Saha nu nyarita kudu bisa ngabuktikeun. Saha nu boga ide kudu wani nyorang lapang.
Peribahasa Sunda kaya akan makna, sering menyampaikan pesan kehidupan melalui kalimat sederhana namun mengena. Salah satunya adalah peribahasa "Nya Ngagogok, Nya Mantog".
Dulu, peribahasa ini digunakan untuk menyindir orang yang tidak konsisten—ibaratnya sudah berkumur (membersihkan) tapi malah ditelan kembali. Namun kini, kita bisa mengangkatnya menjadi sebuah filosofi kepemimpinan dan etika bermasyarakat yang positif dan membangun.
Ngagogok
- Secara harfiah berarti berkumur.
- Dalam makna kiasan positif: berbicara, menyuarakan gagasan, menyampaikan ide atau pendapat secara terbuka dan luas agar didengar orang banyak.
Mantog
- Secara harfiah berarti tertelan kembali.
- Dalam makna positif: mengamati secara langsung, memahami kenyataan yang ada, dan terjun langsung ke lapangan untuk mewujudkan gagasan yang telah disampaikan.
"Nya Ngagogok, Nya Mantog" berarti: “Barang siapa yang menyampaikan gagasan, maka ia pula yang harus siap turun tangan, melihat realita secara menyeluruh, dan ikut bertanggung jawab dalam mewujudkan gagasannya itu.”
Bukan sekadar bicara, tapi juga aksi.
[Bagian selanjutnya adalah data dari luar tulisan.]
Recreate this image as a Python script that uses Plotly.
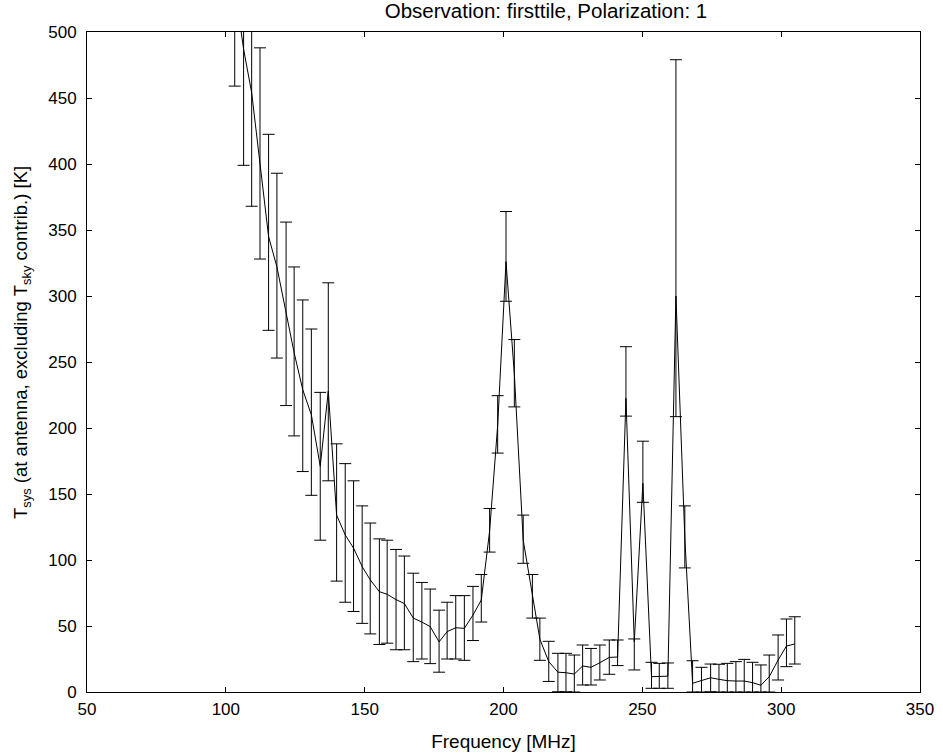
import plotly.graph_objects as go

# Frequency channels [MHz]
freq = [103.2, 106.4, 109.3, 112.3, 115.4, 118.4, 121.7, 124.6, 127.7, 130.8,
        134.0, 136.9, 139.9, 143.0, 146.0, 149.1, 152.0, 155.3, 158.1, 161.3,
        164.3, 167.5, 170.6, 173.6, 176.8, 179.7, 182.8, 185.9, 189.0, 192.0,
        195.0, 197.9, 200.9, 203.9, 207.1, 210.4, 213.1, 216.3, 219.6, 222.5,
        225.5, 228.5, 231.5, 234.7, 238.1, 241.1, 244.1, 247.1, 250.2, 253.3,
        256.1, 259.2, 262.1, 265.3, 268.1, 271.3, 274.6, 277.6, 280.6, 283.7,
        286.7, 289.7, 292.7, 295.7, 298.9, 301.9, 304.9]

# System temperature [K]
tsys = [535, 487, 454, 402, 345, 322, 287, 257, 229, 210,
        171, 228, 134, 119, 109, 95, 85, 76, 74, 70,
        67, 56, 53, 49.5, 38, 45.7, 48.7, 48.2, 58.3, 69.7,
        122, 202, 326, 241, 115, 72, 40, 23, 15, 14.6,
        13.6, 19.7, 18.7, 22.2, 26.2, 26.5, 222.5, 38, 158, 11.6,
        12, 12, 300, 117, 6.6, 8.6, 10.8, 9.6, 8.6, 8.3,
        8.3, 7.1, 5.1, 11.6, 24.2, 34.8, 36.4]

# Upper ends of error bars [K]
tsys_hi = [611, 575, 540, 488, 422.5, 393, 356, 322, 297, 275,
           227, 310, 188, 173, 160, 141, 128, 116, 115, 108,
           103, 90, 83, 78, 62, 68, 73, 73, 80, 89,
           139, 224.5, 364, 267, 134, 89, 56, 38.4, 29.3, 29.3,
           28, 35.6, 33, 35.6, 39.4, 39.4, 261.6, 40.2, 190, 22.5,
           21.7, 22, 479, 141, 23.7, 18.7, 21.2, 21, 21.7, 23,
           24.7, 22.5, 20.5, 28, 43.2, 55.3, 57]

# Lower ends of error bars [K]
tsys_lo = [459, 399, 368, 328, 274, 253, 217, 194, 167, 149,
           115, 160, 84, 68, 61, 52, 44, 36, 37, 32,
           32, 23, 25, 21.5, 15, 25, 25, 24, 39, 53,
           106, 181, 296, 216, 97.5, 56, 24, 8, 0.2, 0.2,
           0, 5.3, 5.3, 9.1, 13.4, 20, 209, 16.7, 143.7, 2.8,
           2.8, 2.8, 208.6, 94, 0, 0, 0.2, 0, 0, 0,
           0, 0, 0, 0, 9.1, 19.2, 21.2]

err_plus = [h - v for h, v in zip(tsys_hi, tsys)]
err_minus = [v - l for v, l in zip(tsys, tsys_lo)]

x_ticks = [50, 100, 150, 200, 250, 300, 350]
y_ticks = [0, 50, 100, 150, 200, 250, 300, 350, 400, 450, 500]

fig = go.Figure()
fig.add_trace(go.Scatter(
    x=freq, y=tsys, mode="lines",
    line=dict(color="black", width=1),
    error_y=dict(type="data", symmetric=False, array=err_plus,
                 arrayminus=err_minus, color="black", thickness=1, width=6),
    showlegend=False,
))

font = "Liberation Sans, Arial, Helvetica, sans-serif"
axis_common = dict(
    showgrid=False, zeroline=False, showline=True, linecolor="black",
    linewidth=1, mirror="ticks", ticks="inside", ticklen=5, automargin=False,
    tickcolor="black", tickfont=dict(family=font, size=17, color="black"),
)

fig.update_layout(
    width=943, height=755,
    paper_bgcolor="white", plot_bgcolor="white",
    margin=dict(l=87, r=23, t=32, b=63),
    font=dict(family=font, size=17, color="black"),
    title=dict(text="Observation: firsttile, Polarization: 1",
               x=546 / 943, xanchor="center", xref="container",
               y=1 - 4 / 755, yanchor="top", yref="container",
               font=dict(family=font, size=20.5, color="black")),
    xaxis=dict(range=[50, 350], tickvals=x_ticks, ticklabelstandoff=2,
               title=dict(text="Frequency [MHz]", standoff=16,
                          font=dict(family=font, size=19)),
               **axis_common),
    yaxis=dict(range=[0, 500], tickvals=y_ticks, ticklabelstandoff=6,
               **axis_common),
    annotations=[dict(
        text="T<sub>sys</sub> (at antenna, excluding T<sub>sky</sub> contrib.) [K]",
        textangle=-90, xref="paper", yref="paper",
        x=(22 - 87) / 833, y=(692 - 343) / 660,
        xanchor="center", yanchor="middle", showarrow=False,
        font=dict(family=font, size=18.5, color="black"),
    )],
)

fig.write_html("out.html", config={"displayModeBar": False},
               post_script="document.body.style.margin='0';")
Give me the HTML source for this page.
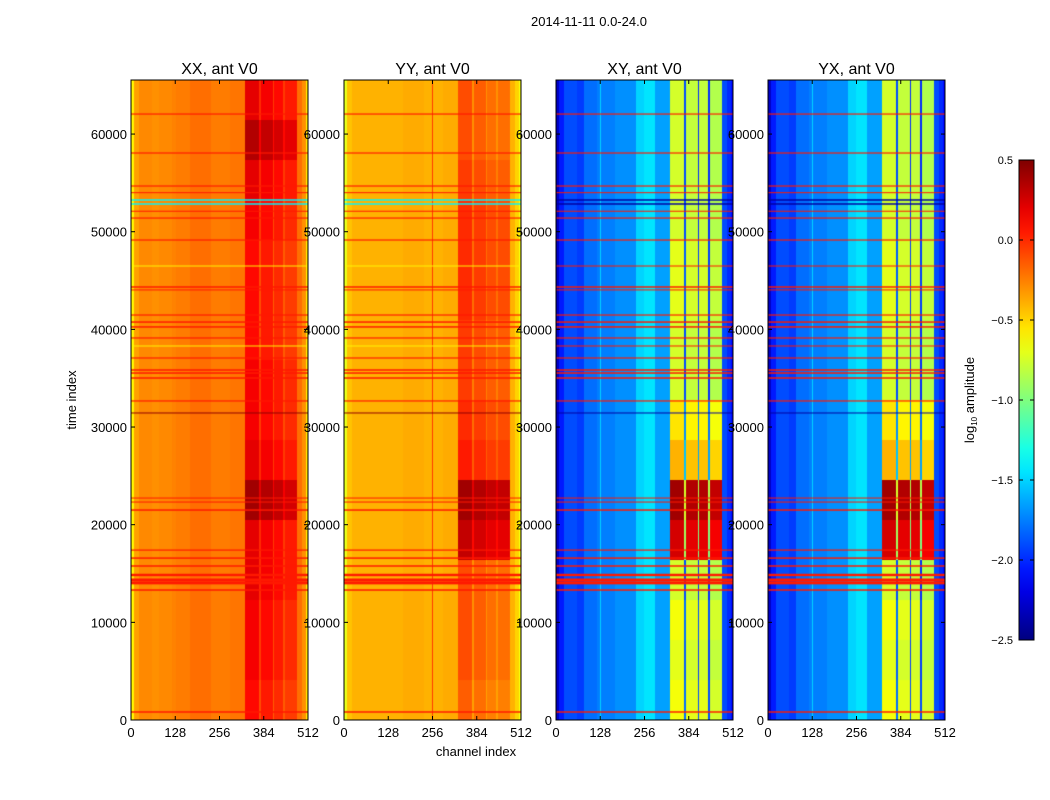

Bukan cuma mengusulkan, tapi juga ikut menyingsingkan lengan baju.
Peribahasa ini sangat relevan bagi siapa pun yang:
Menjabat sebagai pemimpin — RT, RW, Lurah, Ketua Komunitas, bahkan Ketua Panitia.
Menjadi penggerak sosial — penggiat UMKM, aktivis lingkungan, guru, relawan.
Aktif dalam lingkungan keluarga dan masyarakat — yang ingin memberi teladan, bukan hanya saran.